Categories
Product Management

Mark Zuckerberg and Motivation at Facebook

I like this a lot: using long-term discussions to better plan near-term work. Probably leads to better conversations overall, and a better understanding of the “why”.

When I ask people close to Zuckerberg how, exactly, he has pulled off these achievements, I don’t hear a lot of anecdotes about him swooping in and personally making genius-level decisions that suddenly changed everything. Instead, they praise his inquisitiveness, persistence, ability to deploy resources, and devotion to improving Facebook and himself. He has a knack for carving up grand plans into small, doable victories. “Most of our conversation was about long-term strategy, and then we’d backtrack from there to what we should do over the next month,”

From a great article about Mark Zuckerberg and Facebook’s long-term plan.

Categories
Product Management Software Development

How to Measure a Development Team’s Output

A friend emailed me for advice this morning:

How do you track/measure/analyse how much work you get out of your team over a given period of time (sprint/quarter/year/etc.)?

It’s an interesting question that I’ve dealt with as a designer, a developer and a product manager. It’s a question that comes up all the time, so I’m adding my response here hoping that someone else gets value out of it at some point.

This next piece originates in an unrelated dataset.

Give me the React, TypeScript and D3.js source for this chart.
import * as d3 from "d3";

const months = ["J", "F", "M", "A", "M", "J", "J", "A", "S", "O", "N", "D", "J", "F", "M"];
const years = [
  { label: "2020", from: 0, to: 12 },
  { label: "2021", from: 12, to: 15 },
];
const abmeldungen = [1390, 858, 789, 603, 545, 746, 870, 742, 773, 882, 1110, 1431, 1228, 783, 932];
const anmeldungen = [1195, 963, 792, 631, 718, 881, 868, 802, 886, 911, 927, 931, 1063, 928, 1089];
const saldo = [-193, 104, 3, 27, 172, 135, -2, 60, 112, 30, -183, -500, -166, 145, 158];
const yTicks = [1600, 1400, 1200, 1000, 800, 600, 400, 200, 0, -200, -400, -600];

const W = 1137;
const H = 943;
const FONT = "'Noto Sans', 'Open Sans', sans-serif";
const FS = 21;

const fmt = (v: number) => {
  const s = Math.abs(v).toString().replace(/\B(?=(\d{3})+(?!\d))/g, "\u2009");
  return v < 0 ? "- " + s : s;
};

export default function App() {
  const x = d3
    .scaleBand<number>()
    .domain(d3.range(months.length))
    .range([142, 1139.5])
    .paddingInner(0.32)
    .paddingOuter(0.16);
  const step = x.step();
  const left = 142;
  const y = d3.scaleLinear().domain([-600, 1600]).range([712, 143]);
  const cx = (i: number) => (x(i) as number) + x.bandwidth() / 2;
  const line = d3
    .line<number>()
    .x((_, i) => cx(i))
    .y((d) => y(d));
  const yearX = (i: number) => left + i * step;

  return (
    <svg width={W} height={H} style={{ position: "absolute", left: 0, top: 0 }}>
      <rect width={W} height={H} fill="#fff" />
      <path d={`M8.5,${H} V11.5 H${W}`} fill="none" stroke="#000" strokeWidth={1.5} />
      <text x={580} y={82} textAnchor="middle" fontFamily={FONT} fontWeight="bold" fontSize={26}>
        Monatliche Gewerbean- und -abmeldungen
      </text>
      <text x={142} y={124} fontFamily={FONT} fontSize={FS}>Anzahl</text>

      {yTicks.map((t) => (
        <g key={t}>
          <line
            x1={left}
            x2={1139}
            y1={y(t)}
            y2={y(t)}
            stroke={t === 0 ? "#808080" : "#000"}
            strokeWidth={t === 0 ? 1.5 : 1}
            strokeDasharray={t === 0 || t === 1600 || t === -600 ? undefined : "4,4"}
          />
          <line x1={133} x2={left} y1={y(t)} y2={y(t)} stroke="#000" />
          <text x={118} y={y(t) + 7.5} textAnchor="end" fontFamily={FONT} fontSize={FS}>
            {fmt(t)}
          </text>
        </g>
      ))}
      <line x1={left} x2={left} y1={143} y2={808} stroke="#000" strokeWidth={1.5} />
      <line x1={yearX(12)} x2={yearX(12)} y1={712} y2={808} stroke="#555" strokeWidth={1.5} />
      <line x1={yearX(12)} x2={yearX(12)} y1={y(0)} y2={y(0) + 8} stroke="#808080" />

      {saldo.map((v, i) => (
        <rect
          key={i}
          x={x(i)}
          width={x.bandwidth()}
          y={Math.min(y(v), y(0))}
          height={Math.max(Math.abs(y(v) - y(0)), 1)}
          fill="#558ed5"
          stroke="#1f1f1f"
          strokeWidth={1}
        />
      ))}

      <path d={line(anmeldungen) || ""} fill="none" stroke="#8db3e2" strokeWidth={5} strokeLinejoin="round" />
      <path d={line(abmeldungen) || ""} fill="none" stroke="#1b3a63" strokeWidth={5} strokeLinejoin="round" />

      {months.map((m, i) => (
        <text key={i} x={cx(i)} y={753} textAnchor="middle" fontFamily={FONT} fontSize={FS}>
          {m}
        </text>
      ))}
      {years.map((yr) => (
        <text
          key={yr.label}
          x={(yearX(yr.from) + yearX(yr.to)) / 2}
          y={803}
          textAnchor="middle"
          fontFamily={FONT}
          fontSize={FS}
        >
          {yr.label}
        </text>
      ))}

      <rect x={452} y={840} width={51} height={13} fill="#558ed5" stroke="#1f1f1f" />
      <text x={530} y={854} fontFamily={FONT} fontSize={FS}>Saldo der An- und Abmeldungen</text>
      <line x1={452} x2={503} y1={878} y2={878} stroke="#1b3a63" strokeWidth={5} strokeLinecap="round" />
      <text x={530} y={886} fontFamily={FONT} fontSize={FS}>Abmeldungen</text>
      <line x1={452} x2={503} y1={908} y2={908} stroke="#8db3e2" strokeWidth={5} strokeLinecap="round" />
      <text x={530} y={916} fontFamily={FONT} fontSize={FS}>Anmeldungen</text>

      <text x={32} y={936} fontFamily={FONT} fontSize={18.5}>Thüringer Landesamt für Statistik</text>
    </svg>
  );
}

How to measure your development team’s output:

  1. Value delivered. This is the biggest way to measure team output. 2 “high-value” deliverables pushed is better than 5 “small-value” almost every single time. While this has the potential to be relatively subjective, if your team’s mission/goals are aligned with the business’s mission/goals, then it should be easy to know.It’s important to remember that this doesn’t have to be financial value: if your goal is to strengthen the reliability of your video processing pipeline, then adding the fourth or fifth 9 to the overall success rate is value delivered.Also consider non-code output as value, such as increased team learning: if the team has spent the sprint cleaning up tech debt that drive them nuts, they’re going to be more productive in the future. That’s value. If the team spent the entire sprint interviewing customers, holding a design studio to sketch next year’s 2.0 version, or having a massive grooming sprint to clear up the mess in Jira, that’s long-term value that you won’t be able to assign dollars to.
  2. Velocity achieved. Assuming every card that your team works on has an estimate, tally up the sum of the estimates of finished, deployed work. Keep a record of how many points you ship per sprint and work to keep this increasing. This is more objective, but easier to game since the team could just start padding numbers to make it appear that their velocity is increasing. It is also a very good way to make your developers feel like code monkeys.

I would hesitate to use any of these to measure team output:

  1. Lines of code shipped. If your team cares about succinct code, they won’t want this number to go up anyway.
  2. Number of deploys to production. Lots of deploys could mean lots of hot fixes or prod issues.
  3. Number of cards deployed. Easy to game: all of the sudden, 1 card with 4 sub-tasks becomes 4 cards because “now we’re shipping 4x the work!”